Task goal ->
Identify each line holding the string "React" and copy it.

Data lines ->
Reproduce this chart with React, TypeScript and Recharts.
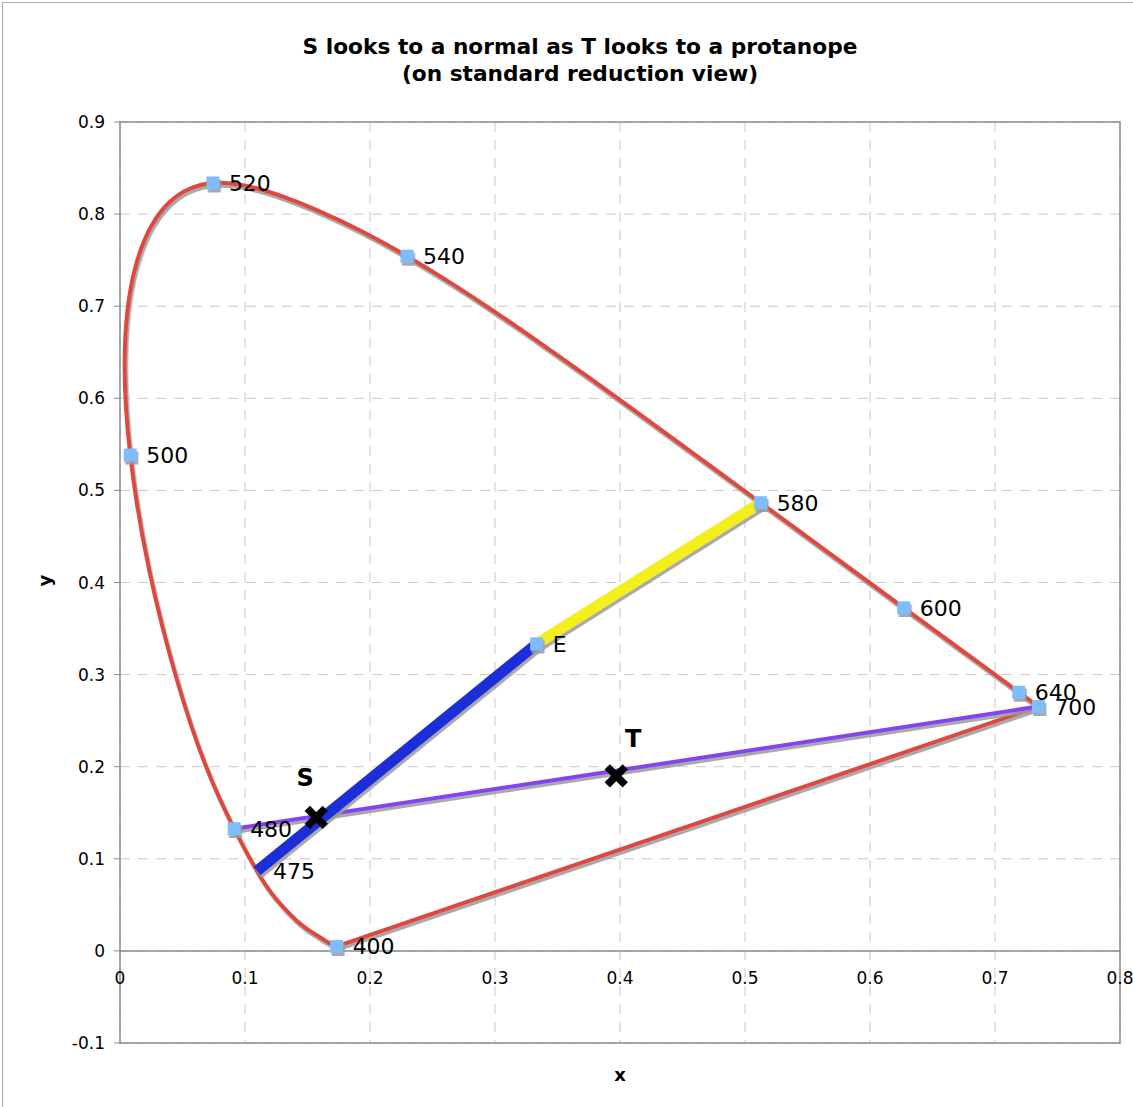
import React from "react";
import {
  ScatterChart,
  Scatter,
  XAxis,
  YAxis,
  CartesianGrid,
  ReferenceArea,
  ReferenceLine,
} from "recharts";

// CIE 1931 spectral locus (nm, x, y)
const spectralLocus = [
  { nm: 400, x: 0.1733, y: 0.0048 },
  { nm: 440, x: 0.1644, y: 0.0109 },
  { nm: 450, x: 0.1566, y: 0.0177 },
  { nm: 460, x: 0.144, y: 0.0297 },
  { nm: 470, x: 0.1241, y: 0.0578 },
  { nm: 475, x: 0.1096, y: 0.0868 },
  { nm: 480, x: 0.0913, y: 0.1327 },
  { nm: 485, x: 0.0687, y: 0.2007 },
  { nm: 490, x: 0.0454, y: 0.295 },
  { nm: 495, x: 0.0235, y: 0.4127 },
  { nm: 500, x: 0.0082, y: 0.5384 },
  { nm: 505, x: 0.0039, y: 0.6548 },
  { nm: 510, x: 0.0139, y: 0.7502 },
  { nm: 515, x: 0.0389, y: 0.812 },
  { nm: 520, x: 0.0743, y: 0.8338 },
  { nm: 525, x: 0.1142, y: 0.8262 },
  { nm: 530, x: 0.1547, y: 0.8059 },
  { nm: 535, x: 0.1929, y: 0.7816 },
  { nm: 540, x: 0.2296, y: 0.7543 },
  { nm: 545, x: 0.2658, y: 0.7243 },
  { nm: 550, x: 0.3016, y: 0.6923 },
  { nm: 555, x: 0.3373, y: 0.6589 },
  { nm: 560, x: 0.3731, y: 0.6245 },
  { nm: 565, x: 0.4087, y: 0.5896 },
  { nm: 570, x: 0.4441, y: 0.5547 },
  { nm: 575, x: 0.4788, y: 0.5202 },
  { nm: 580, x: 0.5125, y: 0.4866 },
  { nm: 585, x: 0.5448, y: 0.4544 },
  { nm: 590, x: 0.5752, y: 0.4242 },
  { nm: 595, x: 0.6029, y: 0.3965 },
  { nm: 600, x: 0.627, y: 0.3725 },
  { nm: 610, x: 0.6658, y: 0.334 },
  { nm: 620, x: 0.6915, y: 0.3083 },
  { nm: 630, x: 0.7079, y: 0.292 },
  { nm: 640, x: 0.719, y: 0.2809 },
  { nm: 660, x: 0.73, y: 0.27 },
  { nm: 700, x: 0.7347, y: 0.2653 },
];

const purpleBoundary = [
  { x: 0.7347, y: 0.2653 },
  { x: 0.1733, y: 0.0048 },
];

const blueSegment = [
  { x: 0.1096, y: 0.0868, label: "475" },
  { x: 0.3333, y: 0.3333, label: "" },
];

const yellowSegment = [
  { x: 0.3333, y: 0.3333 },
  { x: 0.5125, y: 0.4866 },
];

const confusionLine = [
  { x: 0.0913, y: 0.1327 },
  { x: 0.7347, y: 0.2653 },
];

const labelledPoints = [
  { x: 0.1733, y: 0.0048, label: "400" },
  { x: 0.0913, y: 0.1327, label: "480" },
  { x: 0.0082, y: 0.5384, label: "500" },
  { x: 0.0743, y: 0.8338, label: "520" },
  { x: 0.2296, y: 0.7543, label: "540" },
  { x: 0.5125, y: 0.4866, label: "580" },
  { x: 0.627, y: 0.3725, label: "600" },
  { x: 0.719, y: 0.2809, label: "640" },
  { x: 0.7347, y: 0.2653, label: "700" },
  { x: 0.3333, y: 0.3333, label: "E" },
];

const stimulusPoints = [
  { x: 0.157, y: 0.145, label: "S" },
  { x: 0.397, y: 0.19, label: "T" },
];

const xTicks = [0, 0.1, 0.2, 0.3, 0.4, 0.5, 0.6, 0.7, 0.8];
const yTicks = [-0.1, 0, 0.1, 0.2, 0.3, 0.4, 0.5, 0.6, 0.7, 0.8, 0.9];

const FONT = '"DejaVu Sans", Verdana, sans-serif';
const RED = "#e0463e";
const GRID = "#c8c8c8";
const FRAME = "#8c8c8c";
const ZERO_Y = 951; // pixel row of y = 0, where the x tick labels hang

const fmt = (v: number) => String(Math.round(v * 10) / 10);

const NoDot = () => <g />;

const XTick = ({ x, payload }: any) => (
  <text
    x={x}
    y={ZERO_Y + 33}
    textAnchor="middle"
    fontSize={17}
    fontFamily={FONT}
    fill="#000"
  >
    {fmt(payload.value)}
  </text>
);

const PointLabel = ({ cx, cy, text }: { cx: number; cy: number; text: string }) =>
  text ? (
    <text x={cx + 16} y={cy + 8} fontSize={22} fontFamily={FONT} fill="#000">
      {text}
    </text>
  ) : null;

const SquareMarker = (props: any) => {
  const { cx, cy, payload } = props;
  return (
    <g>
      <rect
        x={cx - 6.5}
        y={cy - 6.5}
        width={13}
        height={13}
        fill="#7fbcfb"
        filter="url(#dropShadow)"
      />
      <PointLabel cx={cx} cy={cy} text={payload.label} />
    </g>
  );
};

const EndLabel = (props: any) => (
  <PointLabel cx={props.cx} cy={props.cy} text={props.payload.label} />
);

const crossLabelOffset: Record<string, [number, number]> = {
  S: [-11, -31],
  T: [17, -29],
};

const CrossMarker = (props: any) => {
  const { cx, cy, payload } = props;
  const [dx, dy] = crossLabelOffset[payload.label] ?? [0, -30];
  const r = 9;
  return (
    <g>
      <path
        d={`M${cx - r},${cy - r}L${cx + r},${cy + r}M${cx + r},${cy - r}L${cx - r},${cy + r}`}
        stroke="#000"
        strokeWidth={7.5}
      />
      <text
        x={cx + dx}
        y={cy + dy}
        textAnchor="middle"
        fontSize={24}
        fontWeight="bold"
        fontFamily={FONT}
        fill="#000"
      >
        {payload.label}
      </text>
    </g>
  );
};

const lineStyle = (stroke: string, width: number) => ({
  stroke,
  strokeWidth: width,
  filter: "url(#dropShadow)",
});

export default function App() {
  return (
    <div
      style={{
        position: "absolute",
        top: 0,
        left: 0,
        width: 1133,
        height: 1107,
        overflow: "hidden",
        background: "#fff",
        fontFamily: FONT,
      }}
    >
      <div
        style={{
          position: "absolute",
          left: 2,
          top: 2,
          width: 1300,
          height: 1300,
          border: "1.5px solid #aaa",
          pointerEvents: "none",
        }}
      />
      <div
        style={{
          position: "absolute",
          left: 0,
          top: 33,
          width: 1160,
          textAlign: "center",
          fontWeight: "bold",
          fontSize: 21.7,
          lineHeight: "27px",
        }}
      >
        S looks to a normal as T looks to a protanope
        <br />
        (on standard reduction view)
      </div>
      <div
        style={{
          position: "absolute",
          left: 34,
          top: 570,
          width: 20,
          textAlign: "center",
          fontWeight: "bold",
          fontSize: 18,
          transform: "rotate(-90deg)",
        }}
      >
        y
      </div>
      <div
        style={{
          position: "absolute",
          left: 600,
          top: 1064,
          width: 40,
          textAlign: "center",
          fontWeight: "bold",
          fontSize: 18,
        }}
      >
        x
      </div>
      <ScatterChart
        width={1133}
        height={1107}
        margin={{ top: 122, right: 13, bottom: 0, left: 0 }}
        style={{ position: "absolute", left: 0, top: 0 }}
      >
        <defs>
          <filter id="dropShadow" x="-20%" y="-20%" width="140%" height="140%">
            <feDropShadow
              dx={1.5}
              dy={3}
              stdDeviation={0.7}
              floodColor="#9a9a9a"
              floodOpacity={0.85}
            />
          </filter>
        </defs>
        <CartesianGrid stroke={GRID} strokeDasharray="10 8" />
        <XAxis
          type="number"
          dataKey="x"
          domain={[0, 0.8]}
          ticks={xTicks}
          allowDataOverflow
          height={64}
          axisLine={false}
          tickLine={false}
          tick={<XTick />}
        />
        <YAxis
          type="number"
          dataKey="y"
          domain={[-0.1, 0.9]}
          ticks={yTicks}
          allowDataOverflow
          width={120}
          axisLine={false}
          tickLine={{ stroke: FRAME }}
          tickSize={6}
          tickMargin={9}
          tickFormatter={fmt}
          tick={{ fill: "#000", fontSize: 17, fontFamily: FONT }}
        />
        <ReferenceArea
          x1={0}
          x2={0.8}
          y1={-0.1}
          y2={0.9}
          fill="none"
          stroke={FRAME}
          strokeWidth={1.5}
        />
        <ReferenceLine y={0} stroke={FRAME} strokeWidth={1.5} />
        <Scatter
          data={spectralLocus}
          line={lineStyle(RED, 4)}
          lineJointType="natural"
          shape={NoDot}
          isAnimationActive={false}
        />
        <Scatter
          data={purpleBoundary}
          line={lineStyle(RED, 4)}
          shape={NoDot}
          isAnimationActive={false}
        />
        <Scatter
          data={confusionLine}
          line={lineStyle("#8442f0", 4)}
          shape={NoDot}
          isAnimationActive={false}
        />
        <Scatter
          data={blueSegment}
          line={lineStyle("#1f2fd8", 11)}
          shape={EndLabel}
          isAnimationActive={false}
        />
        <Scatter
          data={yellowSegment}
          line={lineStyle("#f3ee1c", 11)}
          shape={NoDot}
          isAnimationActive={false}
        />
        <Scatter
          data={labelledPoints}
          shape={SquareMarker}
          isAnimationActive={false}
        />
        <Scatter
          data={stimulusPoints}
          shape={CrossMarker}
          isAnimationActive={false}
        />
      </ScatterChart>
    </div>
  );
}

Finished exercise ->
Reproduce this chart with React, TypeScript and Recharts.
import React from "react";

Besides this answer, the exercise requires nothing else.